Last updated: February 1, 2011 - 10:07am
In another era, China’s leaders might have been content to let discussion of the protests in Egypt float around among private citizens, then fizzle out. But challenges in recent years to authoritarian governments around the globe and violent uprisings in parts of China itself have made Chinese officials increasingly wary of leaving such talk unchecked, especially on the Internet, the medium some officials see as central to fanning the flames of unrest. So the arbiters of speech sprang into action over the weekend.

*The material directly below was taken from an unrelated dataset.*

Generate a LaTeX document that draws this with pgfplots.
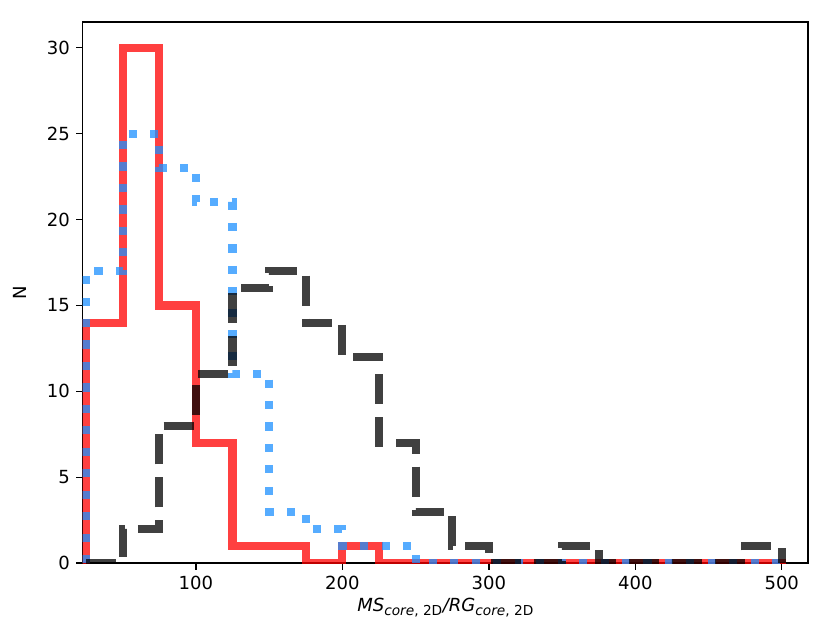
\documentclass[border=0pt]{standalone}
\usepackage{fontspec}
\setmainfont{DejaVu Sans}
\usepackage{pgfplots}
\pgfplotsset{compat=1.18}
\definecolor{mplred}{RGB}{255,0,0}
\definecolor{mplblue}{RGB}{30,144,255}
\newcommand{\sub}[1]{\raisebox{-2.3pt}{\fontsize{7.6}{9}\selectfont #1}}
\begin{document}
\begin{tikzpicture}
\path[use as bounding box] (-45.8pt,-43.7pt) rectangle (415pt,312.3pt);
\begin{axis}[
  at={(0,0)}, anchor=south west,
  scale only axis, width=402.3pt, height=300.1pt,
  xmin=22.6, xmax=518, ymin=0, ymax=31.5,
  xtick={100,200,300,400,500}, ytick={0,5,10,15,20,25,30},
  tick align=outside, xtick pos=bottom, ytick pos=left,
  major tick length=3.5pt,
  every tick/.style={black, line width=0.8pt},
  axis line style={line width=0.8pt},
  tick label style={font=\fontsize{10}{12}\selectfont},
  /pgf/number format/assume math mode=true,
  label style={font=\fontsize{10}{12}\selectfont},
  xlabel={\textit{MS}\sub{\textit{core}, 2D}\kern0.3pt\textit{/RG}\sub{\textit{core}, 2D}},
  ylabel={N},
  xlabel style={at={(axis description cs:0.5,0)}, anchor=base, yshift=-26.6pt},
  ylabel style={at={(axis description cs:0,0.5)}, anchor=center, yshift=34.7pt},
  every axis plot/.append style={line width=4.5pt, const plot mark right, mark=none, line join=miter},
]
\addplot[color=mplred, opacity=0.75, line cap=rect] coordinates {
(25,0) (50,14) (75,30) (100,15) (125,7) (150,1) (175,1) (200,0) (225,1) (250,0) (275,0) (300,0) (325,0) (350,0) (375,0) (400,0) (425,0) (450,0) (475,0) (500,0) (500,0)
};
\addplot[color=mplblue, opacity=0.75, dash pattern=on 4.5pt off 7.4pt] coordinates {
(25,0) (50,17) (75,25) (100,23) (125,21) (150,11) (175,3) (200,2) (225,1) (250,1) (275,0) (300,0) (325,0) (350,0) (375,0) (400,0) (425,0) (450,0) (475,0) (500,0) (500,0)
};
\addplot[color=black, opacity=0.75, dash pattern=on 16.65pt off 7.2pt] coordinates {
(25,0) (50,0) (75,2) (100,8) (125,11) (150,16) (175,17) (200,14) (225,12) (250,7) (275,3) (300,1) (325,0) (350,0) (375,1) (400,0) (425,0) (450,0) (475,0) (500,1) (500,0)
};
\end{axis}
\end{tikzpicture}
\end{document}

Sina.com and Netease.com — two of the nation’s biggest online portals — blocked keyword searches of the word “Egypt,” though the mass protests were being discussed on some Internet chat rooms on Monday. Searching for “Egypt” has also been blocked on Weibo, the Chinese equivalent of Twitter. Censoring the Internet is not the only approach. The Chinese government has also tried to get out ahead of the discussion, framing the Egyptian protests in a few editorials and articles in state-controlled news publications as a chaotic affair that embodies the pitfalls of trying to plant democracy in countries that are not quite ready for it — a line China’s leaders have long held. The English-language edition of Global Times, a populist newspaper, ran an editorial on Sunday about the Tunisian and Egyptian protests with the headline “Color revolutions will not bring about real democracy.”